17 Arp 2020
As the digital Euro finds its way into France's financial sector, how will the cryptocurrency industry respond to this addition, and what effect will it have on France's CBDC?
A nation-wide digital currency seems to be the focus of many major national banks lately. As France has commenced the testing of a digital euro, what has been done so far, and will the cryptocurrency market be affected? Let's try to find the answers to these questions.
On March 30, the Bank of France published a document revealing it's undertaking a project to develp a central bank digital currency (CBDC) with the purpose of making inter-bank settlements easier. The Bank of France has sent invitations across Europe to institutional, private, as well as individual experts in the field to work on the CBDC project.
France's central bank is to choose 10 applications related to CDBC By July 10, with innovative utility as the criteria for their choice. Interestingly enough, the bank is not exclusive regarding blockchain as the technological solution for CBDC implamentation, other solutions will be given an equal opportunity.
There are three points for the experiment to determine. The first pertains to inter-bank settlements and whether they could be completed effectively with CBDC. Then, the aim is to explore the added benefits of digital currency. Lastly, the understanding of the potential impact of digital currency on financial stability is sought.
As the bank already emphasized multiple times over and over again, this test will remain completely experimental, and only for a short time. The project will be used for interbank transfers only, with the aim of eventually replacing older and obsolete systems, as it wasn't meant for commercial use from the start. The project's results should provide deeper insight into digital currencies, such as the digital euro. The quistion is whether CBDC will be able to fix the obsolete payment systems in the Eurozone, and how will it affect the crypto ecosystem?
The good, the bad and the ugly sides of CBDC The most prominent attribute of the digital currency format is its utility. CBDC can be classified into several classes, with retail and wholesale being used the most. Retail CBDCs are issued by the central bank and, as such, basically represent fiat money in a digital format. What the Bank of France is experimenting with is considered a wholesale CBDC that, like the reserves held by central banks, would only be used for interbank settlements. There is also a hybrid CBDC, which is a combination of the two, with commercial banks also having the right to issue it.
As the chief operating officer of a provider of digital money rails for banks - M10, Martin Nelson stated, the type of CBDC will determine it's utility. The wholesale CBDC has many benefits over current legacy systems, as Nelson says:
“A wholesale CBDC can bring benefits over the incumbent model such as programmability, enablement of cross-border transactions and be a stepping stone to a ‘synthetic CBDC’ (distribution of digital currency to the general public through an intermediary such as a bank or e-money provider).”
As the type of CBDC France is testing is wholesale, introduction of a digital euro of the retail, or even hybrid type seems extremely likely. The CEO and co-founder of LGO, a French institutional crypto exchange, Hugo Renaudin stated that the next logical advancement of the financial system will come through the usage of synthetic CBDCs, emphasizing that “it is extremely important for a central bank to understand where its currency is and who owns it. Today, as it stands, it is almost impossible.”

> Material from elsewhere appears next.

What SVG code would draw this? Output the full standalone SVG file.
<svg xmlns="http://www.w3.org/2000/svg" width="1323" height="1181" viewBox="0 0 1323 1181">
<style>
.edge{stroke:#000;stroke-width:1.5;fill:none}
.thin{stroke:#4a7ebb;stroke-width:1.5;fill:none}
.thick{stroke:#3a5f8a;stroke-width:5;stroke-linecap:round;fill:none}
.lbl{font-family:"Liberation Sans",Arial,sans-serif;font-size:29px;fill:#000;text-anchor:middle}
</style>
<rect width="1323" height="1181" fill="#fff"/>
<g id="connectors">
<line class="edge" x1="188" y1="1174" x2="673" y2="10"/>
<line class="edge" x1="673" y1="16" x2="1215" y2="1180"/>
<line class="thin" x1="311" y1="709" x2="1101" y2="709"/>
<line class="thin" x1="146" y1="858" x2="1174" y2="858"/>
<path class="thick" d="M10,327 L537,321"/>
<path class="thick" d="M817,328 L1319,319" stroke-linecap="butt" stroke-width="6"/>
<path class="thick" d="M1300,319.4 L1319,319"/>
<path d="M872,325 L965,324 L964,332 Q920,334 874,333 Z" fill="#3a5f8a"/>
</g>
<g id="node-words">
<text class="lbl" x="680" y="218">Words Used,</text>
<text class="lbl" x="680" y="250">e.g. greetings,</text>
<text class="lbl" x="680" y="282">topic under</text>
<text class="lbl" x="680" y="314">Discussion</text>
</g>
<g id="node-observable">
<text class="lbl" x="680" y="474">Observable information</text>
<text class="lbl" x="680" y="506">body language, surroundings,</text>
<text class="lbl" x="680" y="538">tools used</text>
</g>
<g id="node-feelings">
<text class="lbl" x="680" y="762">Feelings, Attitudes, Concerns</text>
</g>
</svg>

Renaudin then pointed out the unscalability of fiat currency when referring to a digital dollar proposal in the preliminary version of the coronavirus stimulus bill issued by the United States government:
“The U.S. government is living a logistical nightmare to be able to send checks to millions of Americans as part of their COVID-19 stimulus plan. With programmatic money, such as CBDC, it becomes very straightforward to send money to and collect it from a large amount of people at once.”
The transition to digital fiat will hardly be painless, Renaudin warns. As privacy could be undermined if the implementation of CBDC left out important provisions, governments would then obtain complete information pertaining to the financial affairs of their citizens. Renaudin pointed out that: “They give more control to their issuers who can monitor transactions, balances, debit and credit accounts — potentially at will.”